Source code of charts:
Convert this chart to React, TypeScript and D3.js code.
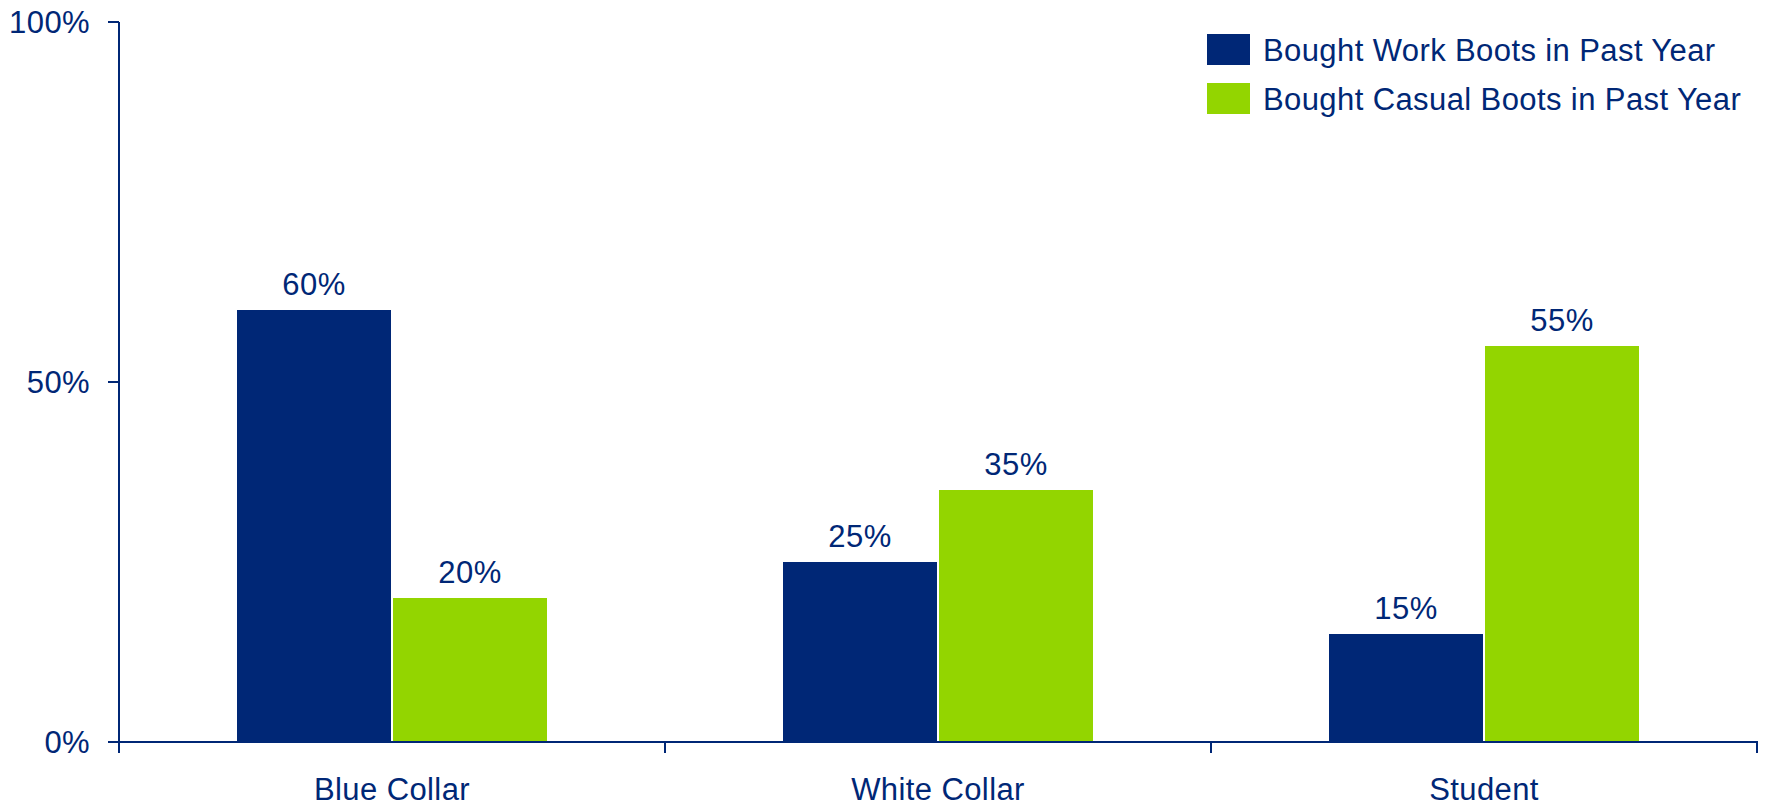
import React from "react";
import * as d3 from "d3";

const categories = ["Blue Collar", "White Collar", "Student"];
const seriesNames = ["Bought Work Boots in Past Year", "Bought Casual Boots in Past Year"];
const workBoots = [60, 25, 15];
const casualBoots = [20, 35, 55];
const yTicks = [0, 50, 100];

const W = 1766;
const H = 809;
const NAVY = "#002776";
const GREEN = "#93D500";
const TEXT = "#002776";
const FONT = "Liberation Sans, Arial, sans-serif";
const FS = 31;
const LS = 0.4;

export default function App() {
  const left = 119;
  const right = 1757;
  const top = 22;
  const bottom = 742;

  const x = d3.scaleBand<string>().domain(categories).range([left, right]).paddingInner(0).paddingOuter(0);
  const y = d3.scaleLinear().domain([0, 100]).range([bottom, top]);
  const barW = 154;
  const gap = 2;
  const series = [
    { name: seriesNames[0], values: workBoots, color: NAVY },
    { name: seriesNames[1], values: casualBoots, color: GREEN },
  ];
  const bandEdges = [...categories.map((c) => x(c)!), right];

  return (
    <svg width={W} height={H} style={{ position: "absolute", left: 0, top: 0, background: "#fff" }} fontFamily={FONT}>
      {categories.map((c, i) => {
        const cx = x(c)! + x.bandwidth() / 2;
        return series.map((s, j) => {
          const bx = j === 0 ? cx - gap / 2 - barW : cx + gap / 2;
          const v = s.values[i];
          return (
            <g key={c + j}>
              <rect x={bx} y={y(v)} width={barW} height={y(0) - y(v)} fill={s.color} />
              <text x={bx + barW / 2} y={y(v) - 15} textAnchor="middle" fontSize={FS} letterSpacing={LS} fill={TEXT}>
                {v}%
              </text>
            </g>
          );
        });
      })}
      <line x1={left} x2={left} y1={top} y2={bottom + 11} stroke={NAVY} strokeWidth={2} />
      {yTicks.map((t) => (
        <g key={t}>
          <line x1={left - 11} x2={left} y1={y(t)} y2={y(t)} stroke={NAVY} strokeWidth={2} />
          <text x={90} y={y(t)} dy="0.35em" textAnchor="end" fontSize={FS} letterSpacing={LS} fill={TEXT}>
            {t}%
          </text>
        </g>
      ))}
      <line x1={left - 11} x2={right + 1} y1={bottom} y2={bottom} stroke={NAVY} strokeWidth={2} />
      {bandEdges.map((e, i) => (
        <line key={i} x1={e} x2={e} y1={bottom} y2={bottom + 11} stroke={NAVY} strokeWidth={2} />
      ))}
      {categories.map((c) => (
        <text key={c} x={x(c)! + x.bandwidth() / 2} y={800} textAnchor="middle" fontSize={FS} letterSpacing={LS} fill={TEXT}>
          {c}
        </text>
      ))}
      {series.map((s, j) => (
        <g key={s.name}>
          <rect x={1207} y={34 + j * 49} width={43} height={31} fill={s.color} />
          <text x={1263} y={61 + j * 49} fontSize={FS} letterSpacing={LS} fill={TEXT}>
            {s.name}
          </text>
        </g>
      ))}
    </svg>
  );
}
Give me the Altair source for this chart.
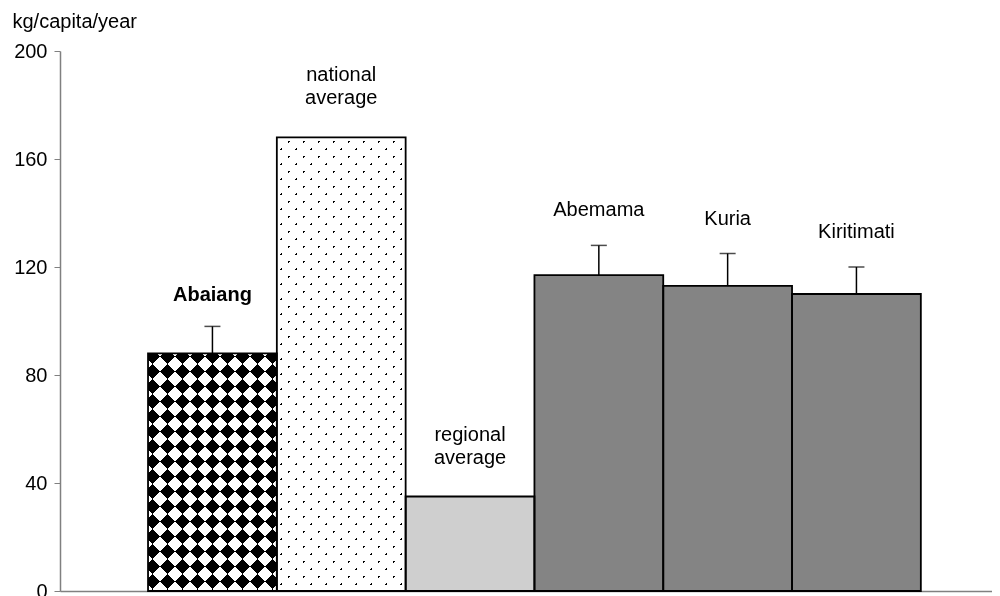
import altair as alt
import pandas as pd

# ---- data ----
categories = ["Abaiang", "national average", "regional average", "Abemama", "Kuria", "Kiritimati"]
values = [88, 168, 35, 117, 113, 110]
error_upper = [98, None, None, 128, 125, 120]
bar_labels = ["Abaiang", "national\naverage", "regional\naverage", "Abemama", "Kuria", "Kiritimati"]
y_ticks = [0, 40, 80, 120, 160, 200]
y_title = "kg/capita/year"

df = pd.DataFrame({
    "cat": categories,
    "value": values,
    "upper": error_upper,
    "label": bar_labels,
})
df["anchor"] = [u if u is not None and u == u else v for u, v in zip(df["upper"], df["value"])]
df_err = df.dropna(subset=["upper"])

FONT = "Liberation Sans, Arial, sans-serif"
PLOT_W, PLOT_H = 932, 540

x_enc = alt.X(
    "cat:N",
    sort=categories,
    scale=alt.Scale(domain=categories, paddingInner=0, paddingOuter=0.618, align=0.553),
    axis=alt.Axis(title=None, labels=False, ticks=False, domainColor="#808080", domainWidth=1.5,
                  grid=False, orient="bottom"),
)

y_axis = alt.Axis(
    values=y_ticks, title=y_title, titleAngle=0, titleAlign="left", titleBaseline="alphabetic",
    titleX=-48, titleY=-24, titleFontSize=20, titleFontWeight="normal", titleFont=FONT,
    titleColor="black", labelFont=FONT, labelFontSize=20, labelColor="black", labelPadding=7,
    tickSize=6, tickColor="#808080", domainColor="#808080", domainWidth=1.5, grid=False,
    orient="left",
)
y_scale = alt.Scale(domain=[0, 200], nice=False, zero=True)


def Y(field):
    return alt.Y(field, scale=y_scale, axis=y_axis)


def diag_gradient(k, px_per_t, period, dark, dark_color, light_color, flip):
    """Diagonal stripe fill (pattern emulation)."""
    dtp = period / px_per_t
    dtd = dark / px_per_t
    stops = []
    t = 0.0
    while t < 1.0:
        t1 = round(min(t + dtd, 1.0), 5)
        t2 = round(min(t + dtp, 1.0), 5)
        t0 = round(t, 5)
        stops += [
            alt.GradientStop(offset=t0, color=dark_color),
            alt.GradientStop(offset=t1, color=dark_color),
            alt.GradientStop(offset=t1, color=light_color),
            alt.GradientStop(offset=t2, color=light_color),
        ]
        t += dtp
    if flip:
        return alt.Gradient(gradient="linear", stops=stops, x1=1, y1=0, x2=0, y2=k)
    return alt.Gradient(gradient="linear", stops=stops, x1=0, y1=0, x2=1, y2=k)


base = alt.Chart(df)

fills = base.mark_bar().encode(
    x=x_enc,
    y=Y("value:Q"),
    color=alt.Color(
        "cat:N",
        scale=alt.Scale(domain=categories,
                        range=["#ffffff", "#ffffff", "#cfcfcf", "#848484", "#848484", "#848484"]),
        legend=None,
    ),
)

# Abaiang: diamond checker
band_w = 128.8
k_a = 88 * 2.7 / band_w
px_a = band_w * (1 + k_a * k_a)
ab = base.transform_filter(alt.datum.cat == "Abaiang")
ab_a = ab.mark_bar(fill=diag_gradient(k_a, px_a, 30, 15, "#000000", "#ffffff", False)).encode(
    x=x_enc, y=Y("value:Q"))
ab_b = ab.mark_bar(fill=diag_gradient(k_a, px_a, 30, 15, "#000000", "#ffffff", True),
                   blend="difference").encode(x=x_enc, y=Y("value:Q"))

# national average: sparse dots
k_n = 168 * 2.7 / band_w
px_n = band_w * (1 + k_n * k_n)
na = base.transform_filter(alt.datum.cat == "national average")
na_a = na.mark_bar(fill=diag_gradient(k_n, px_n, 15, 2.3, "#000000", "#ffffff", False)).encode(
    x=x_enc, y=Y("value:Q"))
na_b = na.mark_bar(fill=diag_gradient(k_n, px_n, 15, 2.3, "#000000", "#ffffff", True),
                   blend="screen").encode(x=x_enc, y=Y("value:Q"))

outline = base.mark_bar(fillOpacity=0, stroke="black", strokeWidth=1.8).encode(
    x=x_enc, y=Y("value:Q"))

err_rule = alt.Chart(df_err).mark_rule(color="black", strokeWidth=1.5).encode(
    x=x_enc, y=Y("value:Q"), y2="upper:Q")
err_cap = alt.Chart(df_err).mark_tick(color="black", thickness=1.5, size=16, orient="horizontal").encode(
    x=x_enc, y=Y("upper:Q"))

txt_kw = dict(fontSize=20, baseline="bottom", align="center", lineBreak="\n",
              lineHeight=23, font=FONT, color="black")
lab_bold = base.transform_filter(alt.datum.cat == "Abaiang").mark_text(
    fontWeight="bold", dy=-21, **txt_kw).encode(x=x_enc, y=Y("anchor:Q"), text="label:N")
lab_err = base.transform_filter(
    alt.FieldOneOfPredicate(field="cat", oneOf=["Abemama", "Kuria", "Kiritimati"])
).mark_text(dy=-25, **txt_kw).encode(x=x_enc, y=Y("anchor:Q"), text="label:N")
lab_avg = base.transform_filter(
    alt.FieldOneOfPredicate(field="cat", oneOf=["national average", "regional average"])
).mark_text(dy=-52, **txt_kw).encode(x=x_enc, y=Y("anchor:Q"), text="label:N")

chart = alt.layer(
    fills, ab_a, ab_b, na_a, na_b, outline, err_rule, err_cap, lab_bold, lab_err, lab_avg
).properties(
    width=PLOT_W, height=PLOT_H,
    background="white",
    autosize=alt.AutoSizeParams(type="none"),
    padding={"left": 52, "top": 43, "right": 0, "bottom": 5},
).configure_view(strokeWidth=0, stroke="transparent").configure_axis(grid=False)

chart.save("out.html", embed_options={"renderer": "svg", "actions": False})
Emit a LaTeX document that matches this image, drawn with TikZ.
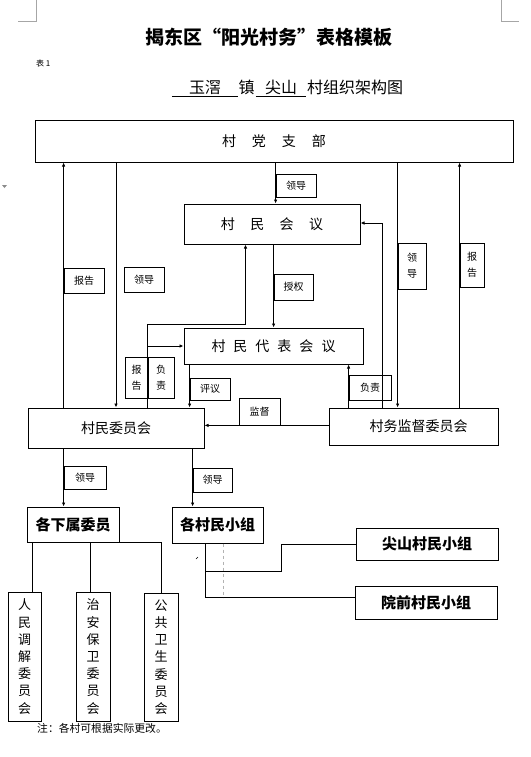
\documentclass[tikz,border=0pt]{standalone}
\usepackage{fontspec}
\setmainfont{Noto Sans CJK SC}
\usepackage{tikz}
\usetikzlibrary{arrows.meta,calc}

\begin{document}
\begin{tikzpicture}[
    x=1pt, y=-1pt,
    box/.style={draw, line width=1pt, inner sep=0pt, font=\fontsize{14}{14}\selectfont},
    bbox/.style={box, font=\fontsize{15}{15}\selectfont\bfseries},
    vbox/.style={box, align=center, minimum width=34pt, minimum height=129pt, font=\fontsize{13}{17.2}\selectfont},
    tag/.style={draw, line width=0.8pt, inner sep=0pt, minimum width=40pt, minimum height=24pt, font=\fontsize{10}{10}\selectfont},
    vtag/.style={tag, align=center, font=\fontsize{10}{16}\selectfont},
    link/.style={line width=0.8pt},
    arr/.style={link, -{Latex[length=4pt,width=3.5pt]}},
    cropline/.style={line width=0.6pt, draw=black!35},
    plain/.style={inner sep=0pt}
]
\useasboundingbox (0,0) rectangle (530,757);

% page corners
\draw[cropline] (36,0) -- (36,21) -- (18,21);
\draw[cropline] (501,0) -- (501,21) -- (519,21);
\fill[black!45] (2,185) -- (7,185) -- (4.5,188) -- cycle;

% heading
\node[plain, font=\fontsize{19}{19}\selectfont\bfseries] (title) at (269,37) {揭东区“阳光村务”表格模板};
\node[plain, anchor=west, font=\fontsize{8}{8}\selectfont] (tabno) at (36,63) {表 1};
\node[plain, minimum width=66pt, minimum height=18pt, font=\fontsize{16}{16}\selectfont] (town) at (205,87) {玉滘};
\node[plain, font=\fontsize{16}{16}\selectfont] (zhen) at (246.5,87) {镇};
\node[plain, minimum width=50pt, minimum height=18pt, font=\fontsize{16}{16}\selectfont] (vill) at (281,87) {尖山};
\node[plain, anchor=west, font=\fontsize{16}{16}\selectfont] (chart) at (307,87) {村组织架构图};
\draw[line width=0.8pt] (town.south west) -- (town.south east);
\draw[line width=0.8pt] (vill.south west) -- (vill.south east);

% main boxes
\node[box, minimum width=478pt, minimum height=41pt] (party) at (274,141.5) {村\hspace{16pt}党\hspace{16pt}支\hspace{16pt}部};
\node[box, minimum width=176pt, minimum height=40pt] (meeting) at (272,224) {村\hspace{15.5pt}民\hspace{15.5pt}会\hspace{15.5pt}议};
\node[box, minimum width=179pt, minimum height=36pt] (reps) at (273.5,346) {村\hspace{8pt}民\hspace{8pt}代\hspace{8pt}表\hspace{8pt}会\hspace{8pt}议};
\node[box, minimum width=176pt, minimum height=40pt] (committee) at (116,428) {村民委员会\hspace{8pt}};
\node[box, minimum width=169pt, minimum height=37pt] (supervise) at (413.5,426.5) {\hspace{10pt}村务监督委员会};
\node[bbox, minimum width=92pt, minimum height=35pt] (sub) at (73,524.5) {各下属委员};
\node[bbox, minimum width=91pt, minimum height=36pt] (groups) at (217.5,525) {各村民小组};
\node[bbox, minimum width=142pt, minimum height=32pt] (jianshan) at (427,544) {\raisebox{-3pt}{尖山村民小组}};
\node[bbox, minimum width=142pt, minimum height=33pt] (yuanqian) at (426,602.5) {\raisebox{-4pt}{院前村民小组}};
\node[vbox, minimum width=33pt] (mediation) at (24.5,656.5) {人\\民\\调\\解\\委\\员\\会};
\node[vbox] (security) at (93,656.5) {治\\安\\保\\卫\\委\\员\\会};
\node[vbox, minimum height=128pt] (health) at (161,657) {公\\共\\卫\\生\\委\\员\\会};

% connector labels
\node[tag, minimum height=25pt] (t1) at (84,280.5) {报告};
\node[tag, minimum height=25pt] (t2) at (144,279.5) {领导};
\node[tag, minimum height=23pt] (t3) at (296,185.5) {领导};
\node[vtag, minimum width=28pt, minimum height=46pt] (t4) at (412,266) {领\\导};
\node[vtag, minimum width=24pt, minimum height=44pt] (t5) at (472,265) {报\\告};
\node[tag, minimum width=39pt, minimum height=26pt] (t6) at (293.5,287) {授权};
\node[vtag, minimum width=23pt, minimum height=41pt] (t7) at (136.5,377.5) {报\\告};
\node[vtag, minimum width=26pt, minimum height=41pt] (t8) at (161,377.5) {负\\责};
\node[tag, minimum height=22pt] (t9) at (210,389) {评议};
\node[tag, minimum width=41pt, minimum height=27pt] (t10) at (259.5,411.5) {监督};
\node[tag, minimum width=42pt, minimum height=25pt] (t11) at (370,387.5) {负责};
\node[tag, minimum width=42pt, minimum height=23pt] (t12) at (85,477.5) {领导};
\node[tag, minimum width=39pt, minimum height=24pt] (t13) at (212.5,480) {领导};

% helper points
\coordinate (sm) at (382,223);
\coordinate (ca) at (245.5,324.5);
\coordinate (m1) at (32.5,0);
\coordinate (m2) at (90.5,0);
\coordinate (g1) at (205.5,597.5);
\coordinate (g2) at (281,571);
\coordinate (gd) at (223,0);

% upper part
\draw[arr] (committee.north -| t1.west) -- (t1.west |- party.south);
\draw[arr] (party.south -| committee.north) -- (committee.north);
\draw[arr] (party.south -| t3.west) -- (meeting.north -| t3.west);
\draw[arr] (party.south -| t4.west) -- (supervise.north -| t4.west);
\draw[arr] (supervise.north -| t5.west) -- (party.south -| t5.west);
\draw[arr] (supervise.north -| sm) -- (sm) -- (meeting.east |- sm);
\draw[arr] (meeting.south -| t6.west) -- (reps.north -| t6.west);
\draw[arr] (committee.north -| t8.west) |- (ca) -- (ca |- meeting.south);
\draw[arr] (t8.west |- reps.west) -- (reps.west);
\draw[arr] (reps.south -| t9.west) -- (committee.north -| t9.west);
\draw[arr] (supervise.west |- t10.south) -- (committee.east |- t10.south);
\draw[arr] (supervise.north -| t11.west) -- (reps.south -| t11.west);

% lower part
\draw[arr] (committee.south -| t12.west) -- (sub.north -| t12.west);
\draw[arr] (committee.south -| t13.west) -- (groups.north -| t13.west);
\draw[link] (sub.south -| m1) -- (mediation.north -| m1);
\draw[link] (sub.south -| m2) -- (security.north -| m2);
\draw[link] ([xshift=-7pt]sub.south east) -| (health.north);
\draw[link] (groups.south -| g1) -- (g1) -- (g1 -| yuanqian.west);
\draw[link] (g1 |- g2) -- (g2) |- (jianshan.west);
\draw[black!30, line width=0.6pt, dashed] (groups.south -| gd) -- (g1 -| gd);
\draw[line width=1.2pt] (g1) -- (g1 -| gd);
\draw[line width=0.6pt] (196,559) -- (198,557);

% footnote
\node[plain, anchor=west, font=\fontsize{10.8}{10.8}\selectfont] (note) at (37,728) {注：各村可根据实际更改。};

\end{tikzpicture}
\end{document}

• Problem to work on:
In the listing above, find the line containing "Emit a LaTeX" and the line containing "(4.5,188) -- cycle;", then output those two lines and everything between them exactly as written, without the images.

• Answer for the task:
Emit a LaTeX document that matches this image, drawn with TikZ.
\documentclass[tikz,border=0pt]{standalone}
\usepackage{fontspec}
\setmainfont{Noto Sans CJK SC}
\usepackage{tikz}
\usetikzlibrary{arrows.meta,calc}

\begin{document}
\begin{tikzpicture}[
    x=1pt, y=-1pt,
    box/.style={draw, line width=1pt, inner sep=0pt, font=\fontsize{14}{14}\selectfont},
    bbox/.style={box, font=\fontsize{15}{15}\selectfont\bfseries},
    vbox/.style={box, align=center, minimum width=34pt, minimum height=129pt, font=\fontsize{13}{17.2}\selectfont},
    tag/.style={draw, line width=0.8pt, inner sep=0pt, minimum width=40pt, minimum height=24pt, font=\fontsize{10}{10}\selectfont},
    vtag/.style={tag, align=center, font=\fontsize{10}{16}\selectfont},
    link/.style={line width=0.8pt},
    arr/.style={link, -{Latex[length=4pt,width=3.5pt]}},
    cropline/.style={line width=0.6pt, draw=black!35},
    plain/.style={inner sep=0pt}
]
\useasboundingbox (0,0) rectangle (530,757);

% page corners
\draw[cropline] (36,0) -- (36,21) -- (18,21);
\draw[cropline] (501,0) -- (501,21) -- (519,21);
\fill[black!45] (2,185) -- (7,185) -- (4.5,188) -- cycle;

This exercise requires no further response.